— begin Given data —

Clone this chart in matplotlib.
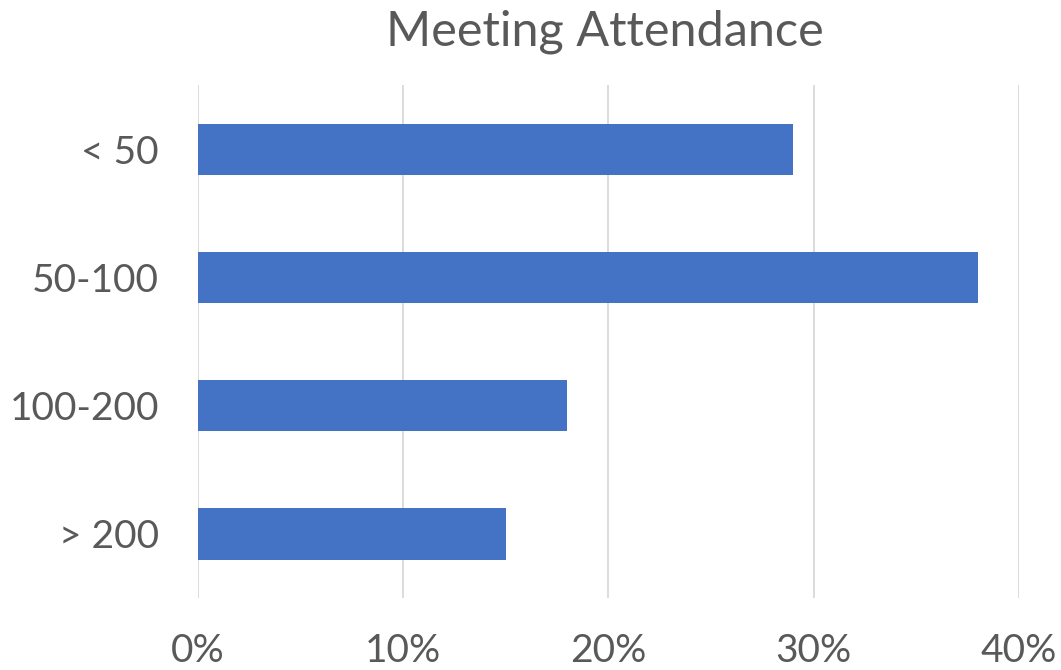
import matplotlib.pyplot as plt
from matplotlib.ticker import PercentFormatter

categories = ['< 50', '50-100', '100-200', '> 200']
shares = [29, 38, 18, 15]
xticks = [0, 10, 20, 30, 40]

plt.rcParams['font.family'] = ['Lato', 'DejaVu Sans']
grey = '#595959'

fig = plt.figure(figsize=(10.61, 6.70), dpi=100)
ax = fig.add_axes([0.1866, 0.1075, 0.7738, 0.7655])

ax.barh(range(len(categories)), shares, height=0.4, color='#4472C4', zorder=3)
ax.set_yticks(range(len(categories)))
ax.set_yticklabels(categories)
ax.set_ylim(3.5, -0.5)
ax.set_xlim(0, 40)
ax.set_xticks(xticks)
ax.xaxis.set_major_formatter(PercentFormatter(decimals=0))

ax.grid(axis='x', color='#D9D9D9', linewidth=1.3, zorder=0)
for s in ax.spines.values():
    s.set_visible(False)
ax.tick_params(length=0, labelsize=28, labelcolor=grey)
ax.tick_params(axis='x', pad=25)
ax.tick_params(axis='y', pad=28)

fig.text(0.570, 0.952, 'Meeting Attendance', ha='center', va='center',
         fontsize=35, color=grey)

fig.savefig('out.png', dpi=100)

— end Given data —

◆ What you are asked to do:
Which lines contain "matplotlib"? Copy each of them.

◆ Solution for this exercise:
Clone this chart in matplotlib.
import matplotlib.pyplot as plt
from matplotlib.ticker import PercentFormatter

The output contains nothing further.